* **RECORDED DATA**

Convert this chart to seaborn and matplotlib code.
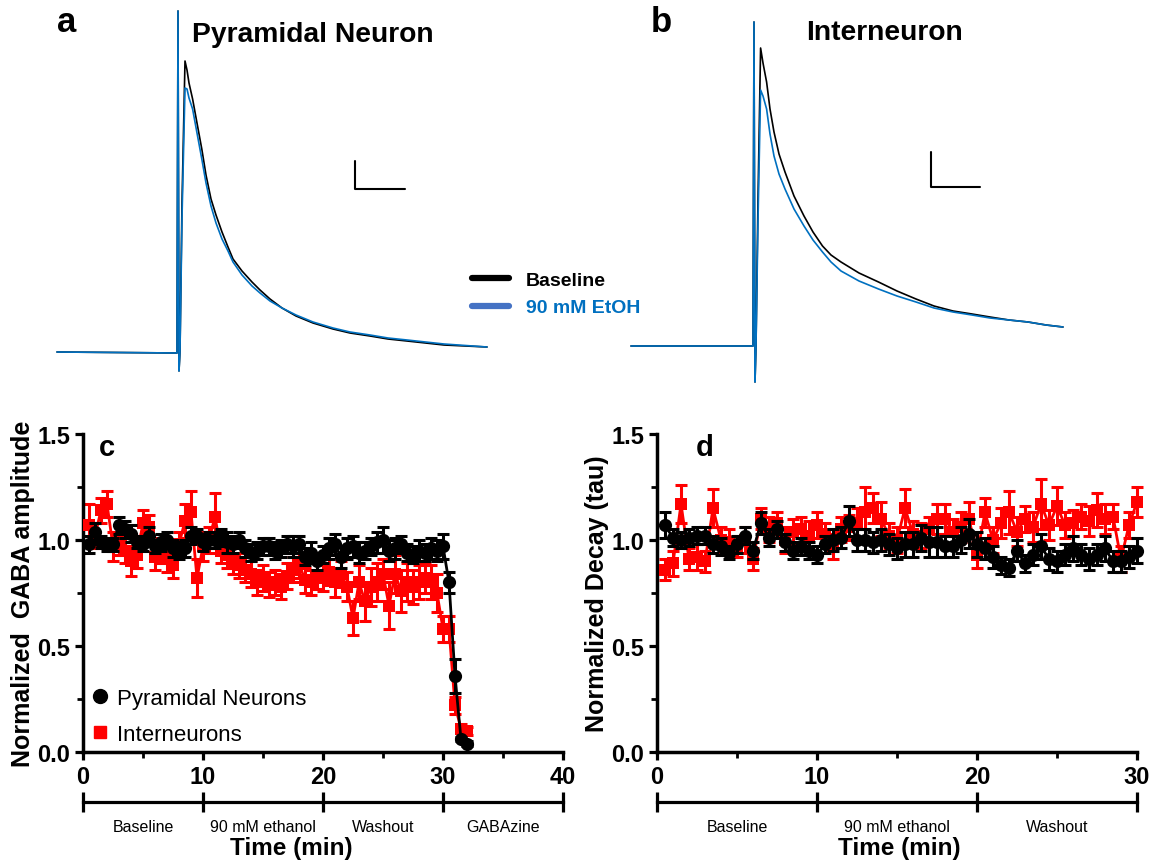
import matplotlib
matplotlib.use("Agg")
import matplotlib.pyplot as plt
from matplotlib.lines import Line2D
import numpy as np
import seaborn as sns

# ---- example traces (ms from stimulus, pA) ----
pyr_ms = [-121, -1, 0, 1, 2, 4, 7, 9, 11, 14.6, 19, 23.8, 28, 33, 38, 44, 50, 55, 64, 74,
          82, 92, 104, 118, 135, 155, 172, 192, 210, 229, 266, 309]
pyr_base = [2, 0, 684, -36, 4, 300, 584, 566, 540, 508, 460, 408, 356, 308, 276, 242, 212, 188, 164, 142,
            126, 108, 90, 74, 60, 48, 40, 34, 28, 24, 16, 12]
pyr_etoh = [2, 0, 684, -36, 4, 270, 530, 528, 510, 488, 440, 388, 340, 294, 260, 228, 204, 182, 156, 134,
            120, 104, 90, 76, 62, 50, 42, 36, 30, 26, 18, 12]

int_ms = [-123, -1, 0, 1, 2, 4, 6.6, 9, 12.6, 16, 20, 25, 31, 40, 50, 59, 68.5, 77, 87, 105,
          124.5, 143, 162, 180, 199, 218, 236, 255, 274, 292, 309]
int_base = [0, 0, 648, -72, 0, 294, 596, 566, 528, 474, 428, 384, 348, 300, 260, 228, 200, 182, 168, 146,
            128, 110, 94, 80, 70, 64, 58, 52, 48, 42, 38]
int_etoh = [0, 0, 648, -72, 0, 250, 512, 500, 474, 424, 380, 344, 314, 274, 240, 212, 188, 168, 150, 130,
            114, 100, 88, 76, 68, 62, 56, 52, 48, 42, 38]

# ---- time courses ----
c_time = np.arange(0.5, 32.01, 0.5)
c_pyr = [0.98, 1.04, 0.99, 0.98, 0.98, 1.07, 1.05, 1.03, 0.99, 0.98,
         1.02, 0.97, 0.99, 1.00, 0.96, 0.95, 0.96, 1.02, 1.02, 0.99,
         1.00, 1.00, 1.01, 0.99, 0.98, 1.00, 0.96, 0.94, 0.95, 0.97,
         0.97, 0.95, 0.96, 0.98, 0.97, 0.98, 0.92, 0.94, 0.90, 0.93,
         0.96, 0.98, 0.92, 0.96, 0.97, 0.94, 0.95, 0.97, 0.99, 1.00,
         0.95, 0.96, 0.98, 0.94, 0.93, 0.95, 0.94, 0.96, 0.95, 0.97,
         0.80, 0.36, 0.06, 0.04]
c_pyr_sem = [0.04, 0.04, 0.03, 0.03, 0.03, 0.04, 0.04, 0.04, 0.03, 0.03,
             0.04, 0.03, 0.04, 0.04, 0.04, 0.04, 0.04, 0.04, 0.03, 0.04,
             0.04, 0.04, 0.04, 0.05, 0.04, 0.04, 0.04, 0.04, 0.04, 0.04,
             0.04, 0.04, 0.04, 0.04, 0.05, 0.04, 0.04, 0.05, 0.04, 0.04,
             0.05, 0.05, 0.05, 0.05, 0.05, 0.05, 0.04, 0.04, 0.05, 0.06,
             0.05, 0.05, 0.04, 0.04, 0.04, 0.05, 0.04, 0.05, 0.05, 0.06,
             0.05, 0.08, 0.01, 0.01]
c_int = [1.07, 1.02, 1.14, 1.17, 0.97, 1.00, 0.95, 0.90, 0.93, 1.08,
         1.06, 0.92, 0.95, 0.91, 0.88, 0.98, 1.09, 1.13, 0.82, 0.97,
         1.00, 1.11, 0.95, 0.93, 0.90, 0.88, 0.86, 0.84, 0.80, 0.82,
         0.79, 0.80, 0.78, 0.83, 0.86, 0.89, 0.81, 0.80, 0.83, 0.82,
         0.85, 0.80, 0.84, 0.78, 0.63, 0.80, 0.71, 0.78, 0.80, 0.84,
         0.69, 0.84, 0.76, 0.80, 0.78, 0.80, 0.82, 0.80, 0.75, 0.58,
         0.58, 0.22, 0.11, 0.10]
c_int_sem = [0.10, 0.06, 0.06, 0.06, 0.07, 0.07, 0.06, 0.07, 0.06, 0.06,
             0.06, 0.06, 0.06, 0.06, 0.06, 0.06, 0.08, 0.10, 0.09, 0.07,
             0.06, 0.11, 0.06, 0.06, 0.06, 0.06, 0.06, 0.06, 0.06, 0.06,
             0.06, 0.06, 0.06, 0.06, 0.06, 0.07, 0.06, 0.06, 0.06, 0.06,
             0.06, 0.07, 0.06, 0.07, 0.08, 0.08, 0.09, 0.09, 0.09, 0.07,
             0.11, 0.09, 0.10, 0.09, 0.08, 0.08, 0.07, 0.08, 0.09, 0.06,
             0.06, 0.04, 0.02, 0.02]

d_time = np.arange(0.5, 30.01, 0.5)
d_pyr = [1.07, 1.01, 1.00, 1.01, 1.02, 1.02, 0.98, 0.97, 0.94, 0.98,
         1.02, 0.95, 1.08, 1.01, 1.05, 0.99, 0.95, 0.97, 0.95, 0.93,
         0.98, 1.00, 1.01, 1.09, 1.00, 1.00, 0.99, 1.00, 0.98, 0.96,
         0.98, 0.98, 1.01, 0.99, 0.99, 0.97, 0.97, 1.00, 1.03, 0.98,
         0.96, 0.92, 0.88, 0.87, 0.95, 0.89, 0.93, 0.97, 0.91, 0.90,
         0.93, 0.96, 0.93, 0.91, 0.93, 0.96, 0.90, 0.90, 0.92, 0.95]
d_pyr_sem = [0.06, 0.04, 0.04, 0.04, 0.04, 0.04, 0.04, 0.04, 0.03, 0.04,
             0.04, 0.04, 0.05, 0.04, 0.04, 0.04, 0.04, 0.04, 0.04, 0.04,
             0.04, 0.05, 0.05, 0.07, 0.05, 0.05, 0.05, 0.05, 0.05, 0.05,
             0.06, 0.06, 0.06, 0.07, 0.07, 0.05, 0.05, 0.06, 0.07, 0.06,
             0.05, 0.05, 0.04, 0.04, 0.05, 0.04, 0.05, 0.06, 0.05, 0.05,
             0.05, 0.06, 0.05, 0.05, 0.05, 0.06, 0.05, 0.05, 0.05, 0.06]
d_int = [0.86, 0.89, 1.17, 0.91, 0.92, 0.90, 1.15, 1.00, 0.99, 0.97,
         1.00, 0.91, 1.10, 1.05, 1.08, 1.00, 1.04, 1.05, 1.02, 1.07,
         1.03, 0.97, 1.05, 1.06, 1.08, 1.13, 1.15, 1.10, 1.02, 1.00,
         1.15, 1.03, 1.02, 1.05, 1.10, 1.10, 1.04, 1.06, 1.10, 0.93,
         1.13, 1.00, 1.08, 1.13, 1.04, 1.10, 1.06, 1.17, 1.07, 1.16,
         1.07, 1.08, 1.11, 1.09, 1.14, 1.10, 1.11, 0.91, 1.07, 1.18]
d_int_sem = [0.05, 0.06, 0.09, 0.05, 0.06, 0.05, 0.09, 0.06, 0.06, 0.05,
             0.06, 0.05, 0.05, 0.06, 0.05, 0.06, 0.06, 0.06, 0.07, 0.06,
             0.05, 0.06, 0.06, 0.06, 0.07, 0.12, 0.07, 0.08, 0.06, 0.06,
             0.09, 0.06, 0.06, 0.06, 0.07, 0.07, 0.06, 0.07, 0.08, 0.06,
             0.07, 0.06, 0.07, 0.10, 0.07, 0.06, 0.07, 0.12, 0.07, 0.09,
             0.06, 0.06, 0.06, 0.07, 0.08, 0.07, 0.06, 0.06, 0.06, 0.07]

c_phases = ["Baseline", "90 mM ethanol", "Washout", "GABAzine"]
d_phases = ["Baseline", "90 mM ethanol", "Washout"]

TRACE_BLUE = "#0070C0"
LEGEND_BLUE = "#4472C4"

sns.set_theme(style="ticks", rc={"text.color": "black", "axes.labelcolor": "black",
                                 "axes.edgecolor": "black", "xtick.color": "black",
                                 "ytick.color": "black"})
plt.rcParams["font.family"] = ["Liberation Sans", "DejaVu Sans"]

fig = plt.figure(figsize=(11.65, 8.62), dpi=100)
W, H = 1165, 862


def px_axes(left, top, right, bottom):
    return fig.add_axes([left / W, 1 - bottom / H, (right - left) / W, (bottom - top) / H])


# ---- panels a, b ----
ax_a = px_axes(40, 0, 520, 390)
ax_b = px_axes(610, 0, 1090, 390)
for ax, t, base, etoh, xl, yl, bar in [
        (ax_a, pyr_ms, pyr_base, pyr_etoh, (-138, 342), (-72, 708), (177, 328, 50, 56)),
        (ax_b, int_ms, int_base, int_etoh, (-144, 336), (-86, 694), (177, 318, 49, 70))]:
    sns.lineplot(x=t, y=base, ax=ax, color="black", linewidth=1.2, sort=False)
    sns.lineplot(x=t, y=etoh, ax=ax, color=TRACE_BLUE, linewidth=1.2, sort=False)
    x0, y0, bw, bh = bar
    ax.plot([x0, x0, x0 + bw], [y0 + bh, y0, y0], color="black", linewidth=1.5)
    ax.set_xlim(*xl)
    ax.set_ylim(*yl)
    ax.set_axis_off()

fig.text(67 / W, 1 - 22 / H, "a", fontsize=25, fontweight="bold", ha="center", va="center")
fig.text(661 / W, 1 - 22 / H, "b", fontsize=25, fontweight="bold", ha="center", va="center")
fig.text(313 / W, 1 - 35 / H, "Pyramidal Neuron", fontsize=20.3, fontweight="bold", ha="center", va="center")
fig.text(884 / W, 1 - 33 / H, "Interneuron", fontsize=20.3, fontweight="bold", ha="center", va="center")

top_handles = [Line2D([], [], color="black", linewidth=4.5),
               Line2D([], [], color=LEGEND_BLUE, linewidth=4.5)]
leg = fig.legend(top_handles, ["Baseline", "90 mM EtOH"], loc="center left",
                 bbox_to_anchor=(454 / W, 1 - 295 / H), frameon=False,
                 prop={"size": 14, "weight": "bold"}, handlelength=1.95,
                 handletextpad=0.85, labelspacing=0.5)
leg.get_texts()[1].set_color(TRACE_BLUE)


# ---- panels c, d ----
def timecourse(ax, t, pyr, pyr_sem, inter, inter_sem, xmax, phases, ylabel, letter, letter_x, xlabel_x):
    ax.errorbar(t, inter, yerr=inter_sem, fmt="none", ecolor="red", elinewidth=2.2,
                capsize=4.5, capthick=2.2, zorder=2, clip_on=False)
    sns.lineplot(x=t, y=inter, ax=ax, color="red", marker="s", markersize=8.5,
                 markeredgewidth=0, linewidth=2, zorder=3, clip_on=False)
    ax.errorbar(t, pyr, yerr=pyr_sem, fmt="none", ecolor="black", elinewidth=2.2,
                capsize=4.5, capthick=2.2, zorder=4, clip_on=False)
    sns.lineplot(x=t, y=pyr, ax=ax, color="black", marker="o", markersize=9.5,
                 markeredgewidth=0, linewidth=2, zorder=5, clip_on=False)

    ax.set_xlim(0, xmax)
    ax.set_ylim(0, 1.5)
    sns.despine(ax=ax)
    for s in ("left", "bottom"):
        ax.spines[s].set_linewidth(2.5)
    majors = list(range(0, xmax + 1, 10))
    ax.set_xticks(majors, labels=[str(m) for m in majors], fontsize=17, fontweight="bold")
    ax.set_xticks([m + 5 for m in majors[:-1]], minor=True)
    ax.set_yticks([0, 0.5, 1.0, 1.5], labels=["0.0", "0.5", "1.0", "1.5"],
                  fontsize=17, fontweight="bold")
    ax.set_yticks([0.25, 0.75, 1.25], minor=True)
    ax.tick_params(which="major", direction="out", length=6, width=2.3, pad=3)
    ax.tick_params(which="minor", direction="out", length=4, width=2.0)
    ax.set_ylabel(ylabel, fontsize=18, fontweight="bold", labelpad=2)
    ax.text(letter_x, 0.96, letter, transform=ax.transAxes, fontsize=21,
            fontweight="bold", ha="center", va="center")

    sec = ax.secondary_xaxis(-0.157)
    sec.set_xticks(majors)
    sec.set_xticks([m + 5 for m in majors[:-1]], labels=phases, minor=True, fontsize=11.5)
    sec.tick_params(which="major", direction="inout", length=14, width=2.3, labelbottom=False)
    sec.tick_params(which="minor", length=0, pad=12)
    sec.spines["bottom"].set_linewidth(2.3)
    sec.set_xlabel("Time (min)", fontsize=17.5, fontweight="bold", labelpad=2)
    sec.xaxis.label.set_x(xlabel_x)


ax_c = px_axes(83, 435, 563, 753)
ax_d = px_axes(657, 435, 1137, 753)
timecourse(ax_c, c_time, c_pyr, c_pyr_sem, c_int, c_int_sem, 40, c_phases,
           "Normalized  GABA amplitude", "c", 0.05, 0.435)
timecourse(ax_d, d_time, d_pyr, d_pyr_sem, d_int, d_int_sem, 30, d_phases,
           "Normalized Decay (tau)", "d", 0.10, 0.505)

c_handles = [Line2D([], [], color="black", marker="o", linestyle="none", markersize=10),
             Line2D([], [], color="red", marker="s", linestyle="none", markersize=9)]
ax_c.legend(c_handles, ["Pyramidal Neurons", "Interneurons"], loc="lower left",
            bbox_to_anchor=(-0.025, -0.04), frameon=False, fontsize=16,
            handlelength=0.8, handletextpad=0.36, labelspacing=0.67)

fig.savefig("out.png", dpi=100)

* **EXERCISE GOAL**
Copy nothing but the lines from the top of the data down to the line containing "114, 100, 88, 76, 68, 62, 56, 52, 48, 42, 38]", and leave the pictures out.

* **RESPONSE**
Convert this chart to seaborn and matplotlib code.
import matplotlib
matplotlib.use("Agg")
import matplotlib.pyplot as plt
from matplotlib.lines import Line2D
import numpy as np
import seaborn as sns

# ---- example traces (ms from stimulus, pA) ----
pyr_ms = [-121, -1, 0, 1, 2, 4, 7, 9, 11, 14.6, 19, 23.8, 28, 33, 38, 44, 50, 55, 64, 74,
          82, 92, 104, 118, 135, 155, 172, 192, 210, 229, 266, 309]
pyr_base = [2, 0, 684, -36, 4, 300, 584, 566, 540, 508, 460, 408, 356, 308, 276, 242, 212, 188, 164, 142,
            126, 108, 90, 74, 60, 48, 40, 34, 28, 24, 16, 12]
pyr_etoh = [2, 0, 684, -36, 4, 270, 530, 528, 510, 488, 440, 388, 340, 294, 260, 228, 204, 182, 156, 134,
            120, 104, 90, 76, 62, 50, 42, 36, 30, 26, 18, 12]

int_ms = [-123, -1, 0, 1, 2, 4, 6.6, 9, 12.6, 16, 20, 25, 31, 40, 50, 59, 68.5, 77, 87, 105,
          124.5, 143, 162, 180, 199, 218, 236, 255, 274, 292, 309]
int_base = [0, 0, 648, -72, 0, 294, 596, 566, 528, 474, 428, 384, 348, 300, 260, 228, 200, 182, 168, 146,
            128, 110, 94, 80, 70, 64, 58, 52, 48, 42, 38]
int_etoh = [0, 0, 648, -72, 0, 250, 512, 500, 474, 424, 380, 344, 314, 274, 240, 212, 188, 168, 150, 130,
            114, 100, 88, 76, 68, 62, 56, 52, 48, 42, 38]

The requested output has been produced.